In the Italian capital's abandoned Tiburtina railway station, clothes dangle from makeshift washing lines, and families camp out without running water or electricity - many waiting as long as 14 months to see if Italy will accept them as asylum seekers.
"I've been here a long time," says John Laki, who is still living on the weed-covered tracks more than five years after arriving from Sudan. "I keep trying to find a job. But it's always complicated. They gave me asylum, but they don't give me any money. How can a human being build their life [this way]?"
The 400 squatters in the station in central Rome - dubbed "Hotel Africa" - are a reminder of Italy's difficulty in taking in the waves of migrants escaping wars and dictatorships or seeking work in Europe.
While immigrants live largely apart from mainstream Italian society - doing manual or factory work or scraping a living peddling trinkets or vegetables on the streets - the influx of foreigners in recent years, many of them Muslim, is rapidly changing the cultural makeup of this Roman Catholic country.
The tension between the two worlds was apparent last month in an uproar over school crucifixes, which echoed cultural struggles in France and Germany, where the wearing of head scarves in schools and the use of ID cards are burning issues.
Italians were outraged when a judge ruled that crosses should be removed from classroom walls out of respect for Muslim pupils. In the normally quiet town of Ofena in central Italy, parents held a "hands off our crucifix" vigil outside the elementary school in question. The Education Ministry managed to win a temporary injunction against taking down the crosses pending a hearing next week.
While Italy is officially secular, more than 80 percent of Italians declare themselves Catholic. Legislation from the 1920s says crucifixes should be in every school, but some argue the subsequent secularization of the state makes the laws defunct.
The order to have them removed - a victory for the media-savvy Muslim, whose children attend the Ofena school - may have opened a legitimate debate, but it offended many Italians who say their national identity was being attacked.
"It is unacceptable that one judge should cancel out millennia of history," says Roberto Maroni, a Northern League labor minister. And many Muslims say that the issue raised unwelcome hostility between them and their Italian hosts.
"This is the last thing we need," says Jamel, a Lebanese immigrant who preferred not to give his full name. "Crucifixes are not the problem. My children are the only Muslims in their class, and they are happy. Finding a job - that is the problem. This kind of conflict will just make it harder."
Islam has become the country's second-largest religion, with the number of Muslims estimated at 700,000 to 1 million among a total population of 57 million. Only 30,000 Muslims have Italian citizenship. The rest are labeled extracomunitari - working on temporary visas or illegally.

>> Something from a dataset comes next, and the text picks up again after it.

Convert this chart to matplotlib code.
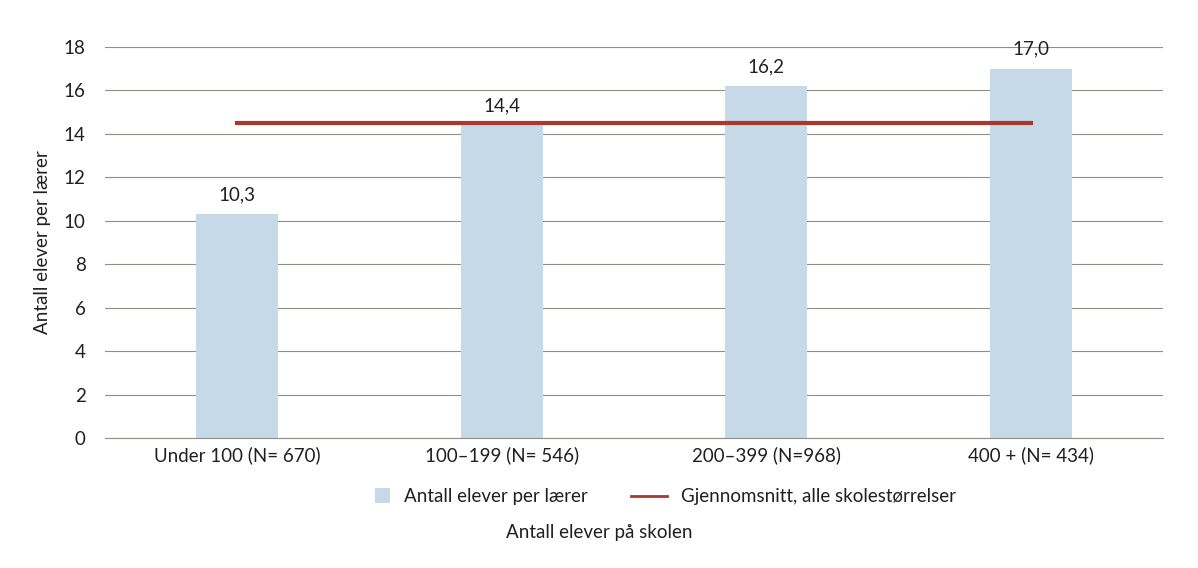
import matplotlib
matplotlib.use("Agg")
import matplotlib.pyplot as plt
from matplotlib.lines import Line2D
from matplotlib.patches import Rectangle
from matplotlib.legend_handler import HandlerPatch
import numpy as np

# data
categories = ["Under 100 (N= 670)", "100–199 (N= 546)", "200–399 (N=968)", "400 + (N= 434)"]
values = [10.3, 14.4, 16.2, 17.0]
average = 14.5
value_labels = ["10,3", "14,4", "16,2", "17,0"]

bar_color = "#c5d9e9"
line_color = "#a8392b"
text_color = "#231f20"

plt.rcParams['font.family'] = ['Lato', 'DejaVu Sans']

fig = plt.figure(figsize=(11.98, 5.68), dpi=100)
ax = fig.add_axes([0.0876, 0.2289, 0.8832, 0.6884])

x = np.arange(len(categories))
ax.bar(x, values, width=0.31, color=bar_color, zorder=2)
ax.plot(x, [average] * len(x), color=line_color, linewidth=3, zorder=3)

for xi, v, lab in zip(x, values, value_labels):
    ax.text(xi, v + 0.5, lab, ha="center", va="bottom", fontsize=13.5, color=text_color)

ax.set_xlim(-0.5, 3.5)
ax.set_ylim(0, 18)
ax.set_yticks(range(0, 19, 2))
ax.set_xticks(x)
ax.set_xticklabels(categories)
ax.yaxis.grid(True, color="#8f8f88", linewidth=0.8, zorder=0)
ax.set_axisbelow(True)
for s in ["top", "right", "left"]:
    ax.spines[s].set_visible(False)
ax.spines["bottom"].set_color("#8f8f88")
ax.tick_params(axis="both", length=0, labelsize=13.5, colors=text_color)
ax.tick_params(axis="x", pad=6)
ax.tick_params(axis="y", pad=14)

ax.set_ylabel("Antall elever per lærer", fontsize=13.5, color=text_color, labelpad=9)
fig.text(0.5, 0.062, "Antall elever på skolen", ha="center", va="center",
         fontsize=13.5, color=text_color)


# small square for the bar series, pushed to the right of the handle box
def square_patch(legend, orig_handle, xdescent, ydescent, width, height, fontsize):
    side = 10.8
    return Rectangle((width - side - xdescent, (height - side) / 2 - ydescent), side, side)


handles = [
    Rectangle((0, 0), 1, 1, facecolor=bar_color, edgecolor="none"),
    Line2D([], [], color=line_color, linewidth=2),
]
labels = ["Antall elever per lærer", "Gjennomsnitt, alle skolestørrelser"]
ax.legend(handles, labels, loc="upper center", bbox_to_anchor=(0.52, -0.085), ncol=2,
          frameon=False, fontsize=13.5, handlelength=1.9, columnspacing=2.3,
          handletextpad=0.75, labelcolor=text_color,
          handler_map={Rectangle: HandlerPatch(patch_func=square_patch)})

fig.savefig("out.png", dpi=100)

Unlike other religious communities, Italy's Muslims have yet to be formally recognized by the state. Other religions, including Judaism and smaller groups such as the Assemblies of God and the Seventh-Day Adventists, have signed agreements with the government, giving them official recognition and a chance to benefit from a national "religion tax."
Talks are under way to establish a formal dialogue, but observers warn that the Muslim community has yet to overcome internal divisions, and right-wing elements in the Italian government are intent on blocking all dialogue.
"There is a kind of resistance to formally recognizing that we are here," says Khalid Chaouki, president of the Young Muslims of Italy, complaining that some right-wing mayors refuse to authorize plans to build mosques and cemeteries. "It is very hard to make people realize we are people, not just Muslims."
"Italians don't want immigrants, but they need them," says sociologist Franco Ferrarotti. "There is a great danger of radical discrimination here against Muslims. Immigrants will not be fully integrated in this country until they are given voting rights - and we are far from that."
In recent weeks, Italy's far-right Alleanza Nazionale has called for immigrants to be given the vote. The call is seen as a major U-turn from a party striving to break clear from its fascist roots to become a moderate mainstream party. But the Muslim vote still faces stiff opposition from parts of Prime Minister Silvio Berlusconi's coalition government.